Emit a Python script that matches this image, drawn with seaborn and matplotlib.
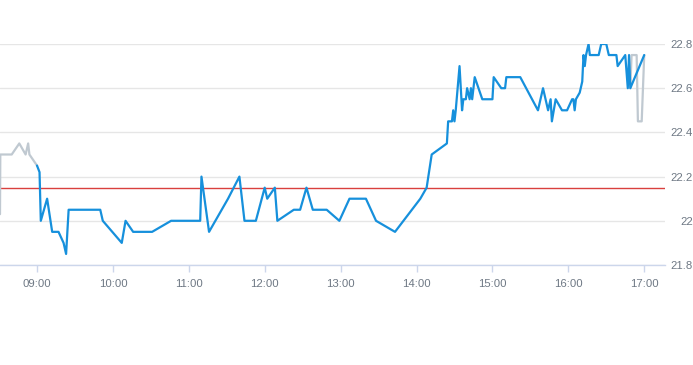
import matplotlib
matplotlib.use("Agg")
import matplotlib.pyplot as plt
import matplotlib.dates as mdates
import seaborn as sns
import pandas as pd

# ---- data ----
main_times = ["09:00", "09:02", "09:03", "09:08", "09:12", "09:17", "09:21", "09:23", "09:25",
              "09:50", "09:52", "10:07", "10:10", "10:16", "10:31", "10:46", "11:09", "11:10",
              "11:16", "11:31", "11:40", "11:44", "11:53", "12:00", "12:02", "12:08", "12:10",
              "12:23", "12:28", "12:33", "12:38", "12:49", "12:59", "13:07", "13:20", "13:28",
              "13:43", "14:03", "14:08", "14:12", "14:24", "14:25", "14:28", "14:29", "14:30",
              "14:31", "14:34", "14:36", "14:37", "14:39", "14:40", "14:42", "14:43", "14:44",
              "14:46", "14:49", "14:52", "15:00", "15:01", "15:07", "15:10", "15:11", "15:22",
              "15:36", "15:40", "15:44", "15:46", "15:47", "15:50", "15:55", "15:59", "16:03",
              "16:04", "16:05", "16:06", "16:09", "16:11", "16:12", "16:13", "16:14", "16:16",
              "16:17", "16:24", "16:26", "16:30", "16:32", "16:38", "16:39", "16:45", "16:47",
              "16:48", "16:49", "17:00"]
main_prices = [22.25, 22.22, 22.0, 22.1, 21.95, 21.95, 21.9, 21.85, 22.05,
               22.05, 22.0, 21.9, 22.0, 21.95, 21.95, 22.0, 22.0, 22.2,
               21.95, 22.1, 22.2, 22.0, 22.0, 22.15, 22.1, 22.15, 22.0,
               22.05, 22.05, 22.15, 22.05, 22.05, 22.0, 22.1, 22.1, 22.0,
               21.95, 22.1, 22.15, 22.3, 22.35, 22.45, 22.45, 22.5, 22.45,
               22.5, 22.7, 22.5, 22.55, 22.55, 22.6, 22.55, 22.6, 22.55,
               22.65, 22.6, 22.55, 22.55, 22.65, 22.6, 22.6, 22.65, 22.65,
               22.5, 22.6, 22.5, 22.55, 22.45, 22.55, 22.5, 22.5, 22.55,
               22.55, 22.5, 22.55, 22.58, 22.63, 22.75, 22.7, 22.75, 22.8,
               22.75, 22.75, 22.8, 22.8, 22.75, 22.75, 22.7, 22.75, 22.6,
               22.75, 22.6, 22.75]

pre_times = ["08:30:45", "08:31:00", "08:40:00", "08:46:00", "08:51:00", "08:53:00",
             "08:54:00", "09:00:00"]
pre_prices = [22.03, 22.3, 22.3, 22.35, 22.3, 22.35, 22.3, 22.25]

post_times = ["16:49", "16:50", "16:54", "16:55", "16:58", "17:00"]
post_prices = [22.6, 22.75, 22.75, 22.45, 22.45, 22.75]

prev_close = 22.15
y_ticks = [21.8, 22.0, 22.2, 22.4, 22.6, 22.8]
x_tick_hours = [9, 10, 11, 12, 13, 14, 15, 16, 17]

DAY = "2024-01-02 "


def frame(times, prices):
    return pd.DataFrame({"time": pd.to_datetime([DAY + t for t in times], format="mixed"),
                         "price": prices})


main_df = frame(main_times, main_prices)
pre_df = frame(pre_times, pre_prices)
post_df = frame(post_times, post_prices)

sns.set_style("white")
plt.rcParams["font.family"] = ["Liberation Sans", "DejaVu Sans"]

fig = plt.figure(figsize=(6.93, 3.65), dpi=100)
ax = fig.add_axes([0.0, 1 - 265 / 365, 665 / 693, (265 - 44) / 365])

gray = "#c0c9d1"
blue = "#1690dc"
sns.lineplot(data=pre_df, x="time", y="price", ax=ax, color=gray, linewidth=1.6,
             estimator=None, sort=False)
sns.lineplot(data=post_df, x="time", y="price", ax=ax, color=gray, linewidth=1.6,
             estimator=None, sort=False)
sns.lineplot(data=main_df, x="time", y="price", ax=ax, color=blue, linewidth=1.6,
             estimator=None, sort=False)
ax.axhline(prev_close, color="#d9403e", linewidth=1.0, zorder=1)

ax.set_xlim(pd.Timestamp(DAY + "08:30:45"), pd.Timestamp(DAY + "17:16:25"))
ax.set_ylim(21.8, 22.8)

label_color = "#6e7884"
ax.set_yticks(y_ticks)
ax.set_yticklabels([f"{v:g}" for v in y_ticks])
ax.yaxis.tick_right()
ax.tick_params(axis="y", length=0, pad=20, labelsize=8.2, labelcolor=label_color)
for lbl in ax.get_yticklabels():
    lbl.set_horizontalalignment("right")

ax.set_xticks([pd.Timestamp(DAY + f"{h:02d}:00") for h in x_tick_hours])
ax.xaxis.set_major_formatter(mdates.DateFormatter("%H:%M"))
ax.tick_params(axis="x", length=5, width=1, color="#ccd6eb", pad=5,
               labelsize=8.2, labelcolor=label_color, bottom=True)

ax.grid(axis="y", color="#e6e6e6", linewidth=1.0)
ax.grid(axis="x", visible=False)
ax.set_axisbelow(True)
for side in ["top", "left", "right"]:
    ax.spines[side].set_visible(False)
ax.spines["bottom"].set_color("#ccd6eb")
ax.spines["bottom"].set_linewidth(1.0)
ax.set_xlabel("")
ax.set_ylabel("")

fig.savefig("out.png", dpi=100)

* * *

▸ TASK GOAL
Leave the pictures out and reproduce exactly the lines from the top of the listing above through the line with "import pandas as pd".

▸ RESPONSE TO THE TASK
Emit a Python script that matches this image, drawn with seaborn and matplotlib.
import matplotlib
matplotlib.use("Agg")
import matplotlib.pyplot as plt
import matplotlib.dates as mdates
import seaborn as sns
import pandas as pd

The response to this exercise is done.